State v. Breitung

Penoyak, J.

¶37 (dissenting) — As the majority points out, the Tacoma Municipal Court order here does not mention the firearm prohibition. While the order fails to inform Robert Charles Breitung of the prohibition, it does not affirmatively mislead him, and thus, reversal of his conviction for unlawful possession of a firearm is not warranted. State v. Minor, 162 Wn.2d 796, 803, 174 P.3d 1162 (2008); State v. Carter, 127 Wn. App. 713, 720-21, 112 P.3d 561 (2005).

¶38 I understand the justice of the majority’s decision but fail to see the precedent for it.

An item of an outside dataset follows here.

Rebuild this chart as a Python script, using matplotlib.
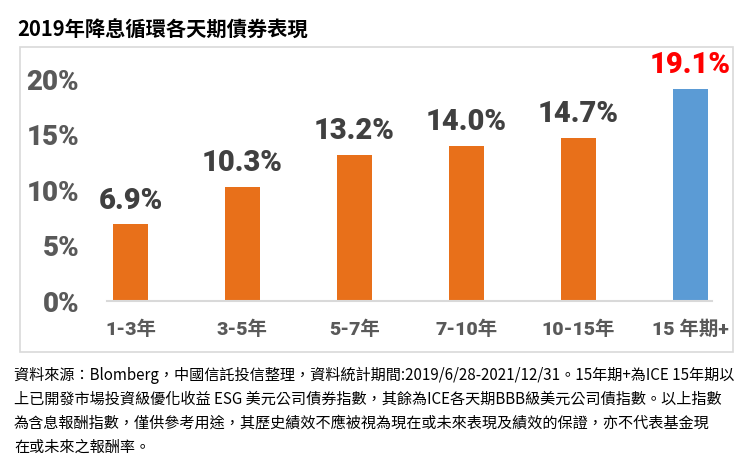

If the legislature wishes to restrict convictions to those who have been warned, it may do so. Lacking that, the usual rule prevails and Breitung’s ignorance of the law is no excuse.

¶39 Because I would affirm the firearm conviction, my analysis of the effective assistance of counsel issue also differs from the majority. The majority correctly states the factors we should consider to gauge whether a tactical decision not to request a lesser included offense instruction is sound or legitimate: (1) The difference in maximum penalties between the greater and lesser offenses; (2) whether the defense’s case theory is the same for both the greater and lesser offenses; and (3) the overall risk to the defendant, given the totality of the developments at trial. State v. Grier, 150 Wn. App. 619, 640-41, 208 P.3d 1221 (2009) (citing State v. Pittman, 134 Wn. App. 376, 387-88, 166 P.3d 720 (2006); State v. Ward, 125 Wn. App. 243, 249-51, 104 P.3d 670 (2004)).

¶40 Since Breitung admitted to the firearm possession, he was likely to be convicted of that offense, which carried a *626standard sentencing range of 9 to 12 months. Thus, Breitung was facing significant incarceration time even without the second degree assault convictions. This lessens the impact of the first and third Grier factors. As to the second Grier factor, related to the defense’s case theory, Breitung’s counsel had a difficult chore. The idea that Breitung decided to approach and threaten the victims with a microscope lens is implausible to the point of being comedic. Even if this story made any initial sense, the gun the victims described matched one of the firearms Breitung’s girl friend produced.

¶41 Faced with overwhelming evidence, defense counsel’s strategy made little difference. Applied here, the Grier factors do not demonstrate ineffective assistance of counsel. In addition, two other factors are noteworthy. First, many defendants prefer prison time to a long spell in county jail and Breitung may be one of them. Thus, the prospect of a 13 to 17 months’ prison sentence may have been preferable to a 9 to 12 months’ stay in the county jail. Second, we should be cautious to not interfere with defendants’ right to control their case’s presentation. Otherwise, trial judges seeking to prevent error will impose jury instructions on defendants who have made an informed choice to take a tactical risk. I would affirm.